The Nebraska coach first got himself in hot water earlier this week. Husker legend Tommie Frazier was critical of the coaching staff after the team blew an 18-point lead and lost by 20 points to UCLA. Pelini fired back by saying, “We don't need him,” which might've been fine if Frazier hadn't won back-to-back national titles and become beloved by Husker fans everywhere.
Of course, then a recording of Pelini cursing the fans became public.
For all the f-words that he dropped, none was more of a bomb than these: fair-weather fans.
You can call Nebraska fans lots of things, but fair-weather ain't one of them.
Nebraska fans have sold out every home game since 1962. Pelini wasn't even born then.

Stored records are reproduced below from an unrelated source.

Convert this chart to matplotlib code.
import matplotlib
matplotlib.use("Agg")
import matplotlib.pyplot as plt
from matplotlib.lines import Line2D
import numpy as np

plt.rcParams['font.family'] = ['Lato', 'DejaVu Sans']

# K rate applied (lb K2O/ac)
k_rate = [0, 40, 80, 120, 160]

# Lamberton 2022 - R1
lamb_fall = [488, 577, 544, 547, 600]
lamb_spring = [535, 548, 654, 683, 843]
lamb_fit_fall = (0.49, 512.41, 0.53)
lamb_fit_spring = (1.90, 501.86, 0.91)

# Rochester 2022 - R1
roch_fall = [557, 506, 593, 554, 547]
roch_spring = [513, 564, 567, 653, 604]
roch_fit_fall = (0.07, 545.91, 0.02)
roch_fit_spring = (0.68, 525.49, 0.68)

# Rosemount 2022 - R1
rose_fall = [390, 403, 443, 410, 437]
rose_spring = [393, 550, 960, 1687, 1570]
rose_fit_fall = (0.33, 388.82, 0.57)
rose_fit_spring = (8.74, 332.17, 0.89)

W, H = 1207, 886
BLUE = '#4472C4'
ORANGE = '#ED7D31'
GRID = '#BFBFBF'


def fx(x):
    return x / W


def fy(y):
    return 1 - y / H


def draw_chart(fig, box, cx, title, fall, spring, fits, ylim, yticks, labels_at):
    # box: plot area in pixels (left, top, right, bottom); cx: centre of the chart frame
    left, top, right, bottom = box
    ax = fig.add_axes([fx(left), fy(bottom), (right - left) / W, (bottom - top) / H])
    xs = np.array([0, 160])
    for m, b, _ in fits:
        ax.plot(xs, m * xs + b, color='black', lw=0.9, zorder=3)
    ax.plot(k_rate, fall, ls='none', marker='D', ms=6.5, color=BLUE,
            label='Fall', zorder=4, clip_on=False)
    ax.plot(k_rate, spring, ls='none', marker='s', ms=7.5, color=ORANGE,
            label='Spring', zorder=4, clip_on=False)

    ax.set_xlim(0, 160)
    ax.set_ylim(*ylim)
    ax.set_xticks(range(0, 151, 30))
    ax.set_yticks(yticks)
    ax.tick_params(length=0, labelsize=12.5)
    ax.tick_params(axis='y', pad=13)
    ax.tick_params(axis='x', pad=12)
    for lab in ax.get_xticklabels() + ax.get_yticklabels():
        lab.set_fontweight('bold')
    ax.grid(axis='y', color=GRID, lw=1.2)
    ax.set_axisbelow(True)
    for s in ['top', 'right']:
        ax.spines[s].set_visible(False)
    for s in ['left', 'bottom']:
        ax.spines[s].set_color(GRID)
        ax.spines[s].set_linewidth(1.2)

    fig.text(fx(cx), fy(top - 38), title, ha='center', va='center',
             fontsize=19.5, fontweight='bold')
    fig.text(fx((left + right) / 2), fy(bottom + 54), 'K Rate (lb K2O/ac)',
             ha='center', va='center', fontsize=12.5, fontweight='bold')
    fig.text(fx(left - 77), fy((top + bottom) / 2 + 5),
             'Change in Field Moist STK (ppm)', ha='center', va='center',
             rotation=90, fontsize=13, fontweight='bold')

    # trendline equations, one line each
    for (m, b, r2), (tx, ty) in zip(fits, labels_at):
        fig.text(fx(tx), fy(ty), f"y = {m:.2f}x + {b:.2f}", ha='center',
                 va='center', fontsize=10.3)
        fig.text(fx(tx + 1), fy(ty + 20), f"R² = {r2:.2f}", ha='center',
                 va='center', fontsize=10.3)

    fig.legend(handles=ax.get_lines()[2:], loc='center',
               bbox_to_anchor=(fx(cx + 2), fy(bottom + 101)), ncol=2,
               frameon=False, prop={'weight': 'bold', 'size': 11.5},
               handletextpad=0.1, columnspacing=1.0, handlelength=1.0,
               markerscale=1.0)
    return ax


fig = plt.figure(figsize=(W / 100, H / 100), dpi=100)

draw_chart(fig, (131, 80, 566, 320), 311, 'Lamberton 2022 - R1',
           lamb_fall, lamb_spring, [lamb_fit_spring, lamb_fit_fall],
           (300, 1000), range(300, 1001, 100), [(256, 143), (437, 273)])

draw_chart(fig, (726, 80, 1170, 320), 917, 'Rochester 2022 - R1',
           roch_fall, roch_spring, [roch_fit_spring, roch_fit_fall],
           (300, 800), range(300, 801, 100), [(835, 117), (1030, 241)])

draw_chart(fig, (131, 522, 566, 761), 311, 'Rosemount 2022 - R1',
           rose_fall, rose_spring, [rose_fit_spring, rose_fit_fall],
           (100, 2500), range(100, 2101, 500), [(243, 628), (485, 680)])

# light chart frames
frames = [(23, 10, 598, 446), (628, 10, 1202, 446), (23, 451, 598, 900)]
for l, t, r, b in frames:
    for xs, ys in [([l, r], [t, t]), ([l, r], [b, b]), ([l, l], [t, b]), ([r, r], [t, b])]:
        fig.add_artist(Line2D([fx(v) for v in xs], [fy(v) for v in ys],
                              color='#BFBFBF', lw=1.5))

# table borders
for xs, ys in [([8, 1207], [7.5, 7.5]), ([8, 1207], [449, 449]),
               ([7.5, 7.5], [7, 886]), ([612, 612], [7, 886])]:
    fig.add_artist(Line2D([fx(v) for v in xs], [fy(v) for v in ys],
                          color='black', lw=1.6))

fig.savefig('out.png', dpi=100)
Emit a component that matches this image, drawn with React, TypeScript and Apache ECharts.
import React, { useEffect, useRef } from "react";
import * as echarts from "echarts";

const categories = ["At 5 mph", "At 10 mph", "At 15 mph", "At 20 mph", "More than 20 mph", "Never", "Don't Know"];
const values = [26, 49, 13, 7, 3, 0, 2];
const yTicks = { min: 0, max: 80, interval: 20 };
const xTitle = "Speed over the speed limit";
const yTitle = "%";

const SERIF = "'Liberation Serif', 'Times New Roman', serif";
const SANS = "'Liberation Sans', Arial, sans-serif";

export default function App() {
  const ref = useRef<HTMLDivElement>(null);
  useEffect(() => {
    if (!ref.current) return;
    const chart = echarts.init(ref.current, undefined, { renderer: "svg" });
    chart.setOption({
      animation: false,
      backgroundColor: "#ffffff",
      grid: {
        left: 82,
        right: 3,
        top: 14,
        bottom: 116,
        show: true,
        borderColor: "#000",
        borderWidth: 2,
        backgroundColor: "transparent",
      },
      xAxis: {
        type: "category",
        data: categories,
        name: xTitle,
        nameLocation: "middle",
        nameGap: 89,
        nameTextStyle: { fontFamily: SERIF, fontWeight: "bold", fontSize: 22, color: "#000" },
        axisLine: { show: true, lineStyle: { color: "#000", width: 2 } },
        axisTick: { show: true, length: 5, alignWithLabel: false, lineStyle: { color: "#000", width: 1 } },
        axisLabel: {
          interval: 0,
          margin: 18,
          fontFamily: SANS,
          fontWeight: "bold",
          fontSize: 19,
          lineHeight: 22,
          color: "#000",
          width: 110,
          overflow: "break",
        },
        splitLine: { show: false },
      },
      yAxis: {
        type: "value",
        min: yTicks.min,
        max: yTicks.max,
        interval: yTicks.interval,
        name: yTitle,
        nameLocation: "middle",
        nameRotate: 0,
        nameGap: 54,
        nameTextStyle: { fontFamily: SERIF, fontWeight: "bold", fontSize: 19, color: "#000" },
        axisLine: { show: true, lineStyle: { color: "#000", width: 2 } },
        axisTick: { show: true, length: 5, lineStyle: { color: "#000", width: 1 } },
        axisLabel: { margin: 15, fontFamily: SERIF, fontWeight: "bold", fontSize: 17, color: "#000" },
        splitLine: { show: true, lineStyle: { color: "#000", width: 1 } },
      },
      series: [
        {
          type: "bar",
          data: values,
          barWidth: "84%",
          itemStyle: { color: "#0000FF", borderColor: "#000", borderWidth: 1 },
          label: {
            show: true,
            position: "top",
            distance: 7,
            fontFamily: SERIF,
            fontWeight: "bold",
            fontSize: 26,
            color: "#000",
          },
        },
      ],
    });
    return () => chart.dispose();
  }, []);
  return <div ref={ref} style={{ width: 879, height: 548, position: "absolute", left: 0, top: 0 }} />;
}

But even though I'm pretty darn sure Nebraska fans will be the classy ones and actually cheer their coach Saturday, the fact remains that their team is in trouble. That game against UCLA was just the latest debacle for a program once known for its Blackshirt defense. Nebraska has given up an average of 41.2 points in its past five games, beginning with a 70-21 loss to Wisconsin in the Big Ten Championship game last season, and in four of those games, the Huskers gave up more than 500 yards.
This isn't your granddad's Nebraska.
These are programs in trouble, and it's too bad. Folks in Oklahoma might believe that struggles for Texas, USC and Nebraska are good for their team. Less competitors for titles. Less competition for recruits.
But the truth is, those teams have pushed our teams to be better, helped our teams become what they are today. Back in the day, you can bet Barry Switzer thought about what OU needed to beat Nebraska when he was out recruiting. In more recent times, you can rest assured Mike Holder thought about what OSU needed to compete with Texas when he was deciding what to build with Boone Pickens' money. And no doubt there are plenty more examples just like that.
Texas, USC and Nebraska being down might help OU and OSU in the short-term, but in the long-term? Not so much.
Competition is healthy.
So, when you watch the Horns, Trojans and Longhorns this weekend, snicker if you must. Just remember, your team will be better if their teams are better.